So the issue is that memory goes up, that is the heap expands to the
maximum Xmx size set? The JVM does not return any heap back to the OS
(as far as I know) so if all the applications grow their heaps, the
real RAM to match that or swapping may result.
Hi Andy,
thanks for taking the time to help.
The problem is that the NON-HEAP memory usage skyrockets.
I "allocate" memory for the heap. The gc logs suggested that I was
never exceeding 6GB of heap in use, even when things went to hell. So I
set the heap to 10GB.
Now that I know we're using NIO, I "allocate" memory for NIO to hold the
entire index in ram. the db is 2.4GB on disk. I don't know NIO well
but this seems plausible.
let's throw another gig at java for its own internal use.
That would add up to 10 + 2.4 + 1 = 13.4GB of memory i might expect java
to use. There's nothing else on the server except apache, linux, and a
few system daemons (postfix, etc).
I upgraded to 3.7 and put fuseki on its own AWS instance last night. RAM
was 16GB and swap 10GB.
once today it filled ram & swap such that linux whacked the jvm
process. Two other times today it was swapping heavily (5GB or swap
used) and we restarted fuseki before the system ran out of swap.
For some reason, the JVM running fuseki+jetty is going nuts with its
memory usage. It *is* using more heap than usual when this happens, but
it's not using more than the 10GB I allocated. At least, not according
to the garbage collection logs.
We have had this problem a few times in the past - memory usage would
spike drastically. We'd always attributed it to a slow memory leak, and
decided we should restart fuseki regularly. But in the last couple
weeks it's happened probably a dozen times.
after the third time today, I put it on a 32GB instance. Of course, the
problem hasn't happened since.
A couple of possibilities:
1/ A query does an ORDER BY that involves a large set of results to
sort. This then drives up the heap requirement, the JVM gorws the heap
and now the process is larger. There may well be a CPU spike at this
time.
2/ Updates are building up. The journal isn't flushed to the main
database until there is a quiet moment and with the high query rate
you may get bursts of time when it is not quiet. The updates are safe
in the journal (the commit happened) but also in-memory as an overlay
on the database. The overlays are collapsed when there are no readers
or writers.
What might be happening is that there isn't a quiet moment.

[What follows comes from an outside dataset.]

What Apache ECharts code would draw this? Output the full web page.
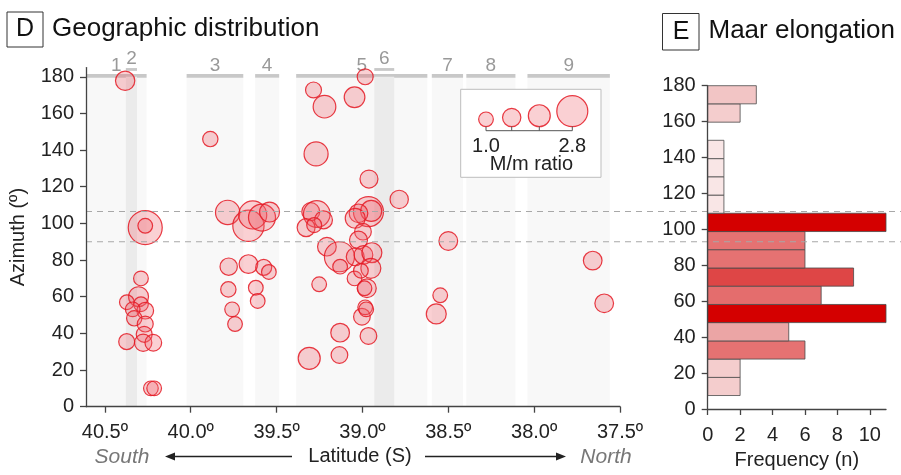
<!DOCTYPE html>
<html><head><meta charset="utf-8">
<script src="https://cdn.jsdelivr.net/npm/echarts@6/dist/echarts.min.js"></script>
<style>html,body{margin:0;padding:0;background:#fff}#c{width:901px;height:475px}</style>
</head><body><div id="c"></div>
<script>
// ---- data ----
const latitude = [
  40.382,40.265,40.265,40.290,40.304,40.372,40.290,40.265,40.338,40.329,40.265,40.271,40.373,40.277,40.218,40.232,40.213,
  39.886,39.785,39.664,39.639,39.585,39.541,39.779,39.664,39.575,39.545,39.781,39.621,39.610,39.759,39.742,
  39.285,39.221,39.270,39.046,38.984,38.962,38.786,39.301,39.266,39.227,39.328,39.281,38.965,38.949,39.023,39.042,38.997,39.023,
  39.207,39.134,39.130,39.042,39.046,39.252,39.130,39.134,39.310,39.003,38.994,38.945,38.951,39.009,38.974,38.988,38.984,38.978,38.965,
  38.500,38.547,38.570,37.659,37.592
];
const azimuth = [
  177.8,97.7,98.7,70.0,60.0,57.0,55.9,52.4,53.1,48.2,45.1,39.5,35.5,34.9,34.9,10.0,10.0,
  146.0,106.0,98.7,104.6,103.2,106.2,76.4,77.8,76.0,73.5,64.0,64.9,57.7,53.1,45.1,
  172.8,163.7,137.9,168.8,180.0,124.2,113.1,106.4,105.1,101.9,97.7,99.1,106.4,106.8,105.5,102.8,95.5,90.9,
  87.3,81.8,76.4,81.8,70.0,66.8,40.4,28.2,26.4,49.1,82.8,84.0,75.5,74.2,64.6,64.6,54.2,53.1,38.6,
  90.4,60.8,50.6,79.7,56.4
];
const ratio = [
  1.51,3.13,1.0,1.0,1.58,1.0,1.0,1.22,1.0,1.07,1.14,1.14,1.14,1.29,1.22,1.0,1.0,
  1.07,2.06,2.83,2.47,2.36,1.58,1.29,1.44,1.14,1.0,1.07,1.0,1.0,1.0,1.0,
  1.14,1.88,2.03,1.66,1.14,1.36,1.40,1.36,2.32,1.36,1.36,1.03,2.69,1.70,1.44,1.58,1.22,1.36,
  1.44,2.69,1.0,1.36,1.0,1.0,1.44,1.22,1.81,1.22,1.44,1.58,1.58,1.0,1.44,1.0,1.0,1.0,1.22,
  1.44,1.0,1.58,1.44,1.44
];
const zoneNames = ['1','2','3','4','5','6','7','8','9'];
const zoneSouth = [40.61,40.378,40.024,39.625,39.386,38.931,38.596,38.395,38.039];
const zoneNorth = [40.257,40.313,39.694,39.485,38.622,38.815,38.414,38.109,37.559];
const zoneLevel = [0,1,0,0,0,1,0,0,0];
const binLow  = [7.5,17.6,27.8,37.9,48.1,58.2,68.4,78.5,88.7,98.8,109.0,119.1,129.3,139.4,149.6,159.7,169.9];
const binHigh = [17.6,27.8,37.9,48.1,58.2,68.4,78.5,88.7,98.8,109.0,119.1,129.3,139.4,149.6,159.7,169.9,180];
const binCount = [2,2,6,5,11,7,9,6,6,11,1,1,1,1,0,2,3];
const latTicks = [40.5,40.0,39.5,39.0,38.5,38.0,37.5];
const azTicks = [0,20,40,60,80,100,120,140,160,180];
const freqTicks = [0,2,4,6,8,10];
const dashedAz = [106.5,90];
const legendRatios = [1.0,1.4,1.8,2.8];

// ---- styles ----
const FONT = 'Liberation Sans, Arial, sans-serif';
const freqPalette = {1:'#f9e6e6',2:'#f4cdcd',3:'#f2c5c5',5:'#eba5a5',6:'#e57272',7:'#e46d6d',9:'#de4646',11:'#d40000'};
function sizeOf(r){ return 5.64 + 9.06*r; }
const bubbleFill = 'rgba(240,100,110,0.3)';
const bubbleStroke = 'rgba(228,25,35,0.85)';

const chart = echarts.init(document.getElementById('c'), null, {renderer:'canvas'});

const axisLineStyle = {color:'#444', width:1.3};
const labelStyle = {fontSize:20, color:'#222', fontFamily:FONT};

function renderZone(params, api){
  const i = params.dataIndex;
  const s = api.value(0), n = api.value(1), lvl = api.value(2);
  const pTop = api.coord([s, 180]);
  const pBot = api.coord([n, 0]);
  const x0 = Math.min(pTop[0], pBot[0]), x1 = Math.max(pTop[0], pBot[0]);
  const yTop = pTop[1], yBot = pBot[1];
  return {type:'group', children:[
    {type:'rect', shape:{x:x0, y:yTop, width:x1-x0, height:yBot-yTop}, style:{fill: lvl ? '#ebebeb' : '#f8f8f8'}},
    {type:'rect', shape:{x:x0, y:yTop-2.7-lvl*6, width:x1-x0, height: lvl ? 2.8 : 3.6}, style:{fill:'#c8c8c8'}},
    {type:'text', style:{text:zoneNames[i], x:(x0+x1)/2, y:yTop-10.5-lvl*7.5, align:'center', verticalAlign:'middle', fontSize:19, fill:'#999', fontFamily:FONT}}
  ]};
}
function renderBin(params, api){
  const lo = api.value(0), hi = api.value(1), c = api.value(2);
  if (!c) return null;
  const p0 = api.coord([0, hi]);
  const p1 = api.coord([c, lo]);
  return {type:'rect', shape:{x:p0[0], y:p0[1], width:p1[0]-p0[0], height:p1[1]-p0[1]},
    style:{fill:freqPalette[c] || '#e57272', stroke:'#4a4a4a', lineWidth:0.8}};
}
function renderDash(params, api){
  const v = api.value(0);
  const a = api.coord([0, v]), b = api.coord([1, v]);
  return {type:'line', shape:{x1:a[0], y1:a[1], x2:b[0], y2:b[1]}, style:{stroke:'#a8a8a8', lineWidth:1.2, lineDash:[6,5]}};
}

// legend graphic (flattened, drawn on top layer)
const legX = [486, 511.7, 539.3, 572.3];
const legBase = 126.7;
const legendEls = [
  {type:'rect', shape:{x:460.7, y:89.3, width:140.3, height:88}, style:{fill:'#fff', stroke:'#bdbdbd', lineWidth:1}},
  {type:'line', shape:{x1:legX[0], y1:130.7, x2:legX[3], y2:130.7}, style:{stroke:'#555', lineWidth:1}}
];
legendRatios.forEach((r,i)=>{
  const rad = sizeOf(r)/2;
  legendEls.push({type:'circle', shape:{cx:legX[i], cy:legBase - rad, r:rad}, style:{fill:bubbleFill, stroke:bubbleStroke, lineWidth:1.2}});
  legendEls.push({type:'line', shape:{x1:legX[i], y1:126.5, x2:legX[i], y2:130.7}, style:{stroke:'#555', lineWidth:1}});
});
legendEls.push({type:'text', style:{text:legendRatios[0].toFixed(1), x:legX[0], y:146, align:'center', verticalAlign:'middle', fontSize:20, fill:'#222', fontFamily:FONT}});
legendEls.push({type:'text', style:{text:legendRatios[3].toFixed(1), x:legX[3], y:146, align:'center', verticalAlign:'middle', fontSize:20, fill:'#222', fontFamily:FONT}});
legendEls.push({type:'text', style:{text:'M/m ratio', x:531.5, y:164.5, align:'center', verticalAlign:'middle', fontSize:20, fill:'#222', fontFamily:FONT}});
legendEls.forEach((el,k)=>{ el.zlevel = 1; el.z = 100 + k; });

const option = {
  animation:false,
  backgroundColor:'#fff',
  grid:[
    {left:86, right:281, top:67.6, bottom:68.3},
    {left:707.7, right:15, top:85.7, bottom:60},
    {left:86, right:0, top:67.6, bottom:68.3}
  ],
  xAxis:[
    {gridIndex:0, type:'value', min:37.5, max:40.61, inverse:true, z:20,
     axisLine:{show:true, onZero:false, lineStyle:axisLineStyle},
     axisTick:{show:true, customValues:latTicks, length:6, lineStyle:axisLineStyle},
     axisLabel:Object.assign({customValues:latTicks, margin:16, formatter:v=>v.toFixed(1)+'º'}, labelStyle),
     splitLine:{show:false}},
    {gridIndex:1, type:'value', min:0, max:11, z:20,
     axisLine:{show:true, onZero:false, lineStyle:axisLineStyle},
     axisTick:{show:true, customValues:freqTicks, length:6, lineStyle:axisLineStyle},
     axisLabel:Object.assign({customValues:freqTicks, margin:16}, labelStyle),
     splitLine:{show:false},
     name:'Frequency (n)', nameLocation:'middle', nameGap:41,
     nameTextStyle:{fontSize:20, color:'#222', fontFamily:FONT}},
    {gridIndex:2, type:'value', min:0, max:1, show:false}
  ],
  yAxis:[
    {gridIndex:0, type:'value', min:0, max:185, z:20,
     axisLine:{show:true, onZero:false, lineStyle:axisLineStyle},
     axisTick:{show:true, customValues:azTicks, length:6, lineStyle:axisLineStyle},
     axisLabel:Object.assign({customValues:azTicks, margin:12}, labelStyle),
     splitLine:{show:false},
     name:'Azimuth (º)', nameLocation:'middle', nameGap:58,
     nameTextStyle:{fontSize:20, color:'#222', fontFamily:FONT}},
    {gridIndex:1, type:'value', min:0, max:180, z:20,
     axisLine:{show:true, onZero:false, lineStyle:axisLineStyle},
     axisTick:{show:true, customValues:azTicks, length:6, lineStyle:axisLineStyle},
     axisLabel:Object.assign({customValues:azTicks, margin:12}, labelStyle),
     splitLine:{show:false}},
    {gridIndex:2, type:'value', min:0, max:185, show:false}
  ],
  series:[
    {type:'custom', xAxisIndex:0, yAxisIndex:0, z:1, silent:true,
     data: zoneNames.map((n,i)=>[zoneSouth[i], zoneNorth[i], zoneLevel[i]]),
     renderItem: renderZone},
    {type:'scatter', xAxisIndex:0, yAxisIndex:0, z:3, silent:true,
     data: latitude.map((v,i)=>[v, azimuth[i], ratio[i]]),
     symbolSize: v=>sizeOf(v[2]),
     itemStyle:{color:bubbleFill, borderColor:bubbleStroke, borderWidth:1.2, opacity:1}},
    {type:'custom', xAxisIndex:1, yAxisIndex:1, z:3, silent:true,
     data: binLow.map((v,i)=>[v, binHigh[i], binCount[i]]),
     renderItem: renderBin},
    {type:'custom', xAxisIndex:2, yAxisIndex:2, z:10, silent:true,
     data: dashedAz.map(v=>[v]),
     renderItem: renderDash}
  ],
  graphic:[
    {type:'rect', z:100, shape:{x:7, y:12, width:36, height:35}, style:{fill:'#fff', stroke:'#333', lineWidth:1}},
    {type:'text', z:101, style:{text:'D', x:25, y:29.5, align:'center', verticalAlign:'middle', fontSize:25, fill:'#111', fontFamily:FONT}},
    {type:'text', z:101, style:{text:'Geographic distribution', x:52, y:29, align:'left', verticalAlign:'middle', fontSize:26, fill:'#111', fontFamily:FONT}},
    {type:'rect', z:100, shape:{x:662.5, y:13.5, width:36.5, height:36.5}, style:{fill:'#fff', stroke:'#333', lineWidth:1}},
    {type:'text', z:101, style:{text:'E', x:681, y:32, align:'center', verticalAlign:'middle', fontSize:25, fill:'#111', fontFamily:FONT}},
    {type:'text', z:101, style:{text:'Maar elongation', x:708.5, y:30.5, align:'left', verticalAlign:'middle', fontSize:26, fill:'#111', fontFamily:FONT}},
    {type:'text', z:101, style:{text:'South', x:122, y:457, align:'center', verticalAlign:'middle', fontSize:21, fontStyle:'italic', fill:'#777', fontFamily:FONT}},
    {type:'text', z:101, style:{text:'North', x:606, y:457, align:'center', verticalAlign:'middle', fontSize:21, fontStyle:'italic', fill:'#777', fontFamily:FONT}},
    {type:'text', z:101, style:{text:'Latitude (S)', x:360, y:456, align:'center', verticalAlign:'middle', fontSize:20, fill:'#222', fontFamily:FONT}},
    {type:'line', z:101, shape:{x1:292, y1:456.5, x2:172, y2:456.5}, style:{stroke:'#222', lineWidth:1.3}},
    {type:'polygon', z:101, shape:{points:[[165,456.5],[175,452.5],[175,460.5]]}, style:{fill:'#222'}},
    {type:'line', z:101, shape:{x1:425, y1:456.5, x2:559, y2:456.5}, style:{stroke:'#222', lineWidth:1.3}},
    {type:'polygon', z:101, shape:{points:[[566,456.5],[556,452.5],[556,460.5]]}, style:{fill:'#222'}}
  ].concat(legendEls)
};
chart.setOption(option);
</script>
</body></html>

The traffic is certainly steady - it was about 1500 hits/minute today
when we first crashed.
Big sudden jump would imply a big update as well.
Setting the log into INFO (and, yes, at load it does get big)
What you are looking for is overlaps of query/updates so that the log
shows true concurrent execution (i.e [1] starts, [2] starts, [1]
finishes logged after [2] starts) around the time the size grows
quickly and check the size of updates.
I will look for this. I am dubious, though. We don't make many writes,
and those we do are not very big. Our dataset is metadata about our
archive. The archive is 50 years old, and grows steadily but slowly.
we had disabled the fuseki log but left httpd logging enabled because
each was huge. Unfortunately the updates were all in POSTs, which i
hadn't noticed until i went looking just now. So I will have to wait
until next time.
thanks
danno